The word “inequality” brings to mind all the trappings of modern-day wealth and luxury: mansions, yachts, private jets and secluded islands. But the roots of that inequality have a distinctly different character, according to a new study.

Bovines — oxen, in particular — were the chief drivers of early inequality, according to research published in the journal Antiquity, which examined the archaeological records left by 150 ancient societies on both sides of the Atlantic. The findings rely, in part, on new methods to measure wealth inequality across societies at different points in their development.

The traditional narrative of early inequality holds that the development of agriculture, which allowed individuals to store large stocks of surplus grains and other goods, was the prime mover of the near-universal human divide between the haves and have-nots. But the research expands on and confirms an earlier, smaller study’s finding that inequality didn’t really begin taking hold until thousands of years after the development of agriculture. That ignition point happened right as the domestication of oxen was becoming widespread, around 4,000 B.C.

Oxen, in this new telling, revolutionized farming by allowing people to work much larger plots of land. Before, farmers had to till soil by hand using hoes or other simple tools. But an ox, harnessed to a plow, could do the same amount of work in a fraction of the time.

Study author Amy Bogaard of Oxford University estimates that before the introduction of the ox-driven plow, the typical antiquity-era family might have been able to manage a small, “garden-style” farm of about 1 hectare, or 2.5 acres. But add oxen to handle the heavy work of turning over the soil for planting, a single family’s output “would be multiplied by a factor of 2, 5 or even 10-plus,” depending on things like the condition of the land and of the animals.

Oxen were, in other words, one of the first forms of capital — an asset that could generate economic value for its owners. The study’s authors liken them to the factory robots used today: “a form of labor-saving technology that led to a decoupling of wealth from labor — a decoupling fundamental to modern wealth inequality.”

The more oxen you had, the more land you could farm — and the more land you farmed, the more oxen you could afford, in the Neolithic version of modern-day capitalism’s positive feedback loop.

One of the smoking-gun pieces of evidence in favor of the oxen hypothesis is the difference in inequality among ancient societies in Europe and Eurasia, where oxen were widespread, and those across the Atlantic in the Americas, where the animals weren’t introduced until the time of Christopher Columbus. Those pre-Columbian societies had no equivalent beasts of burden capable of handling heavy agricultural work, and the new study found inequality in those societies was typically lower than in the Old World.

To make such comparisons possible, the authors analyzed four types of household wealth that are visible in the archaeological record: land, household storage space, household living space and goods buried in the graves of the deceased.
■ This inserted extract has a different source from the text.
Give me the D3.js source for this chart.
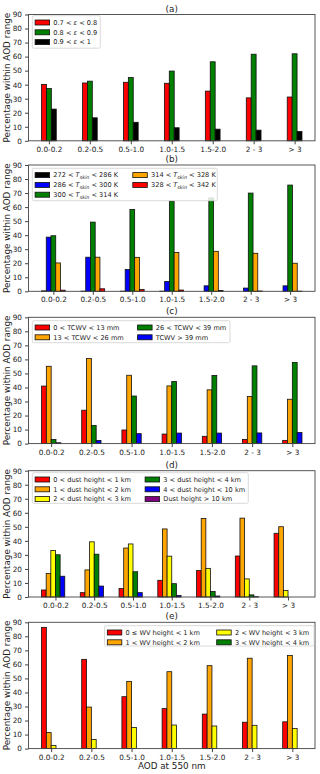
<!DOCTYPE html>
<html>
<head>
<meta charset="utf-8">
<script src="https://cdn.jsdelivr.net/npm/d3@7"></script>
<style>
    body { margin: 0; background: #fff; }
    svg text { font-family: "DejaVu Sans", sans-serif; fill: #222; }
    .axis path, .axis line { stroke: #444; }
</style>
</head>
<body>
<div id="chart"></div>
<script>
// AOD bins on the x axis
const aodBins = ["0.0-0.2", "0.2-0.5", "0.5-1.0", "1.0-1.5", "1.5-2.0", "2 - 3", "> 3"];
const yTicks = [0, 10, 20, 30, 40, 50, 60, 70, 80, 90];

// (a) emissivity
const emisLabels = ["0.7 < ε < 0.8", "0.8 < ε < 0.9", "0.9 < ε < 1"];
const emis1 = [40.2, 41.2, 41.7, 41.0, 35.4, 30.6, 31.2];
const emis2 = [37.2, 42.5, 45.1, 49.7, 56.3, 61.7, 62.0];
const emis3 = [22.6, 16.4, 13.2, 9.3, 8.3, 7.6, 6.7];

// (b) skin temperature
const tskinLabels = ["272 < T_skin < 286 K", "286 < T_skin < 300 K", "300 < T_skin < 314 K",
    "314 < T_skin < 328 K", "328 < T_skin < 342 K"];
const tskin1 = [0.3, 0.1, 0.1, 0.1, 0.0, 0.0, 0.0];
const tskin2 = [38.6, 24.3, 15.6, 7.0, 3.9, 2.3, 3.9];
const tskin3 = [39.6, 49.3, 58.3, 64.3, 66.6, 70.0, 75.7];
const tskin4 = [20.2, 24.3, 24.2, 27.6, 28.5, 27.1, 20.0];
const tskin5 = [0.8, 1.8, 1.3, 0.9, 0.5, 0.2, 0.1];

// (c) total column water vapour
const tcwvLabels = ["0 < TCWV < 13 mm", "13 < TCWV < 26 mm", "26 < TCWV < 39 mm", "TCWV > 39 mm"];
const tcwv1 = [41.0, 23.8, 9.7, 6.8, 5.2, 3.0, 2.3];
const tcwv2 = [55.1, 60.6, 48.7, 41.1, 38.3, 33.6, 31.6];
const tcwv3 = [2.9, 12.9, 33.9, 44.2, 48.6, 55.4, 57.8];
const tcwv4 = [0.6, 2.2, 7.1, 7.5, 7.5, 7.6, 7.9];

// (d) dust height
const dustLabels = ["0 < dust height < 1 km", "1 < dust height < 2 km", "2 < dust height < 3 km",
    "3 < dust height < 4 km", "4 < dust height < 10 km", "Dust height > 10 km"];
const dust1 = [5.0, 3.1, 6.0, 11.9, 18.8, 29.2, 45.4];
const dust2 = [16.8, 19.3, 34.9, 48.5, 56.0, 56.2, 50.1];
const dust3 = [33.1, 39.3, 37.8, 29.1, 20.4, 12.9, 4.6];
const dust4 = [30.1, 30.5, 18.0, 9.5, 3.9, 1.5, 0.0];
const dust5 = [14.8, 7.8, 3.1, 1.1, 0.7, 0.2, 0.0];
const dust6 = [0.0, 0.0, 0.0, 0.0, 0.0, 0.0, 0.0];

// (e) water vapour height
const wvLabels = ["0 ≤ WV height < 1 km", "1 < WV height < 2 km", "2 < WV height < 3 km", "3 < WV height < 4 km"];
const wv1 = [86.4, 63.6, 37.0, 28.5, 24.6, 18.8, 19.1];
const wv2 = [11.4, 29.6, 47.9, 54.8, 59.1, 64.4, 66.3];
const wv3 = [2.3, 6.5, 15.1, 16.8, 16.1, 16.6, 14.3];
const wv4 = [0.0, 0.0, 0.0, 0.0, 0.0, 0.0, 0.0];

const width = 320, height = 774;
const plotLeft = 28.5, plotRight = 315, plotHeight = 126.3;
const barWidth = 0.12;

const panels = [
    {
        title: "(a)", top: 14.5,
        labels: emisLabels, series: [emis1, emis2, emis3],
        colors: ["#ff0000", "#008000", "#000000"],
        legend: { x: 32.3, y: 15.7, w: 68, h: 32.5, cols: [[0, 1, 2]], colX: [0] }
    },
    {
        title: "(b)", top: 165,
        labels: tskinLabels, series: [tskin1, tskin2, tskin3, tskin4, tskin5],
        colors: ["#000000", "#0000ff", "#008000", "#ffa500", "#ff0000"],
        legend: { x: 32.3, y: 168.3, w: 185, h: 32.4, cols: [[0, 1, 2], [3, 4]], colX: [0, 97.7] }
    },
    {
        title: "(c)", top: 317.3,
        labels: tcwvLabels, series: [tcwv1, tcwv2, tcwv3, tcwv4],
        colors: ["#ff0000", "#ffa500", "#008000", "#0000ff"],
        legend: { x: 32.3, y: 320.7, w: 197.7, h: 22, cols: [[0, 1], [2, 3]], colX: [0, 102.5] }
    },
    {
        title: "(d)", top: 470.7,
        labels: dustLabels, series: [dust1, dust2, dust3, dust4, dust5, dust6],
        colors: ["#ff0000", "#ffa500", "#ffff00", "#008000", "#0000ff", "#800080"],
        legend: { x: 32.3, y: 472.7, w: 216, h: 30.6, cols: [[0, 1, 2], [3, 4, 5]], colX: [0, 110] }
    },
    {
        title: "(e)", top: 622.3,
        labels: wvLabels, series: [wv1, wv2, wv3, wv4],
        colors: ["#ff0000", "#ffa500", "#ffff00", "#008000"],
        legend: { x: 104.5, y: 625.7, w: 209.5, h: 20.3, cols: [[0, 1], [2, 3]], colX: [0, 109.4] }
    }
];

const svg = d3.select("#chart").append("svg")
    .attr("width", width)
    .attr("height", height);

// legend text, with T_skin written as italic T and subscript
function writeLabel(text, label) {
    const parts = label.split("T_skin");
    if (parts.length > 1) {
        text.append("tspan").text(parts[0]);
        text.append("tspan").attr("font-style", "italic").text("T");
        text.append("tspan").attr("font-size", "4.8px").attr("font-style", "italic").attr("dy", 1.6).text("skin");
        text.append("tspan").attr("dy", -1.6).text(parts[1]);
        return;
    }
    const eps = label.split("ε");
    if (eps.length > 1) {
        text.append("tspan").text(eps[0]);
        text.append("tspan").attr("font-style", "italic").text("ε");
        text.append("tspan").text(eps[1]);
        return;
    }
    text.text(label);
}

function drawPanel(p) {
    const n = p.series.length;
    const margin = 0.05 * (6 + n * barWidth);
    const xScale = d3.scaleLinear()
        .domain([-barWidth / 2 - margin, 6 + (n - 0.5) * barWidth + margin])
        .range([plotLeft, plotRight]);
    const yScale = d3.scaleLinear()
        .domain([0, 90])
        .range([p.top + plotHeight, p.top]);

    const g = svg.append("g");

    // bars
    p.series.forEach((values, j) => {
        g.append("g").selectAll("rect")
            .data(values)
            .join("rect")
            .attr("x", (d, i) => xScale(i + j * barWidth - barWidth / 2))
            .attr("width", xScale(barWidth) - xScale(0))
            .attr("y", d => yScale(d))
            .attr("height", d => yScale(0) - yScale(d))
            .attr("fill", p.colors[j])
            .attr("stroke", "#111")
            .attr("stroke-width", 0.8);
    });

    // axes
    const xAxis = d3.axisBottom(xScale)
        .tickValues(d3.range(7).map(i => i + (n - 1) * barWidth / 2))
        .tickFormat((d, i) => aodBins[i])
        .tickSize(3.5).tickPadding(2.5);
    g.append("g").classed("axis", true)
        .attr("transform", `translate(0, ${p.top + plotHeight})`)
        .call(xAxis)
        .call(a => a.select(".domain").remove())
        .selectAll("text").attr("font-size", "7.3px").attr("font-family", "DejaVu Sans");

    const yAxis = d3.axisLeft(yScale).tickValues(yTicks).tickSize(3.5).tickPadding(3);
    g.append("g").classed("axis", true)
        .attr("transform", `translate(${plotLeft}, 0)`)
        .call(yAxis)
        .call(a => a.select(".domain").remove())
        .selectAll("text").attr("font-size", "7.3px").attr("font-family", "DejaVu Sans");

    // frame
    g.append("rect")
        .attr("x", plotLeft).attr("y", p.top)
        .attr("width", plotRight - plotLeft).attr("height", plotHeight)
        .attr("fill", "none").attr("stroke", "#444").attr("stroke-width", 0.9);

    // title and y label
    g.append("text")
        .attr("x", (plotLeft + plotRight) / 2).attr("y", p.top - 3)
        .attr("text-anchor", "middle").attr("font-size", "8.8px")
        .text(p.title);
    g.append("text")
        .attr("transform", `translate(9.5, ${p.top + plotHeight / 2}) rotate(-90)`)
        .attr("text-anchor", "middle").attr("font-size", "8.8px")
        .text("Percentage within AOD range");

    // legend
    const L = p.legend;
    const lg = g.append("g").attr("transform", `translate(${L.x}, ${L.y})`);
    lg.append("rect")
        .attr("width", L.w).attr("height", L.h).attr("rx", 1.5)
        .attr("fill", "#fff").attr("fill-opacity", 0.85)
        .attr("stroke", "#d0d0d0").attr("stroke-width", 0.8);
    L.cols.forEach((col, c) => {
        col.forEach((k, r) => {
            const cy = 6.8 + r * 9.8;
            lg.append("rect")
                .attr("x", L.colX[c] + 2.8).attr("y", cy - 2.5)
                .attr("width", 14.5).attr("height", 5)
                .attr("fill", p.colors[k]).attr("stroke", "#111").attr("stroke-width", 0.8);
            const t = lg.append("text")
                .attr("x", L.colX[c] + 21).attr("y", cy + 2.4)
                .attr("font-size", "6.6px");
            writeLabel(t, p.labels[k]);
        });
    });
}

panels.forEach(drawPanel);

svg.append("text")
    .attr("x", (plotLeft + plotRight) / 2).attr("y", 769)
    .attr("text-anchor", "middle").attr("font-size", "8.8px")
    .text("AOD at 550 nm");
</script>
</body>
</html>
This record is by necessity broken and incomplete: Certain goods decayed over time, were destroyed or were stolen. Certain individuals, such as wealthy tribal leaders or priests, were more likely to leave an archaeological footprint than a common laborer who dies penniless.

Much of the focus of the research was in correcting, to the best extent possible, the lopsided biases inherent in the record. That was done, in part, by examining relationships present in some of the most complete sites with the most comprehensive records of habitation, as well as in some early modern sites, like 15th-century Florence and parts of 17th-century Germany.

The end result isn’t perfect — blank spots in the historical record can never be truly filled in — but the authors write that their estimates comport with earlier estimates, using a different methodology, published in 2017 in the journal Nature.

“If there are opportunities to monopolize land or other key assets in a production system, people will,” Bogaard said in a statement. “And if there aren’t institutional or other redistributive mechanisms, inequality is always where we’re going to end up.”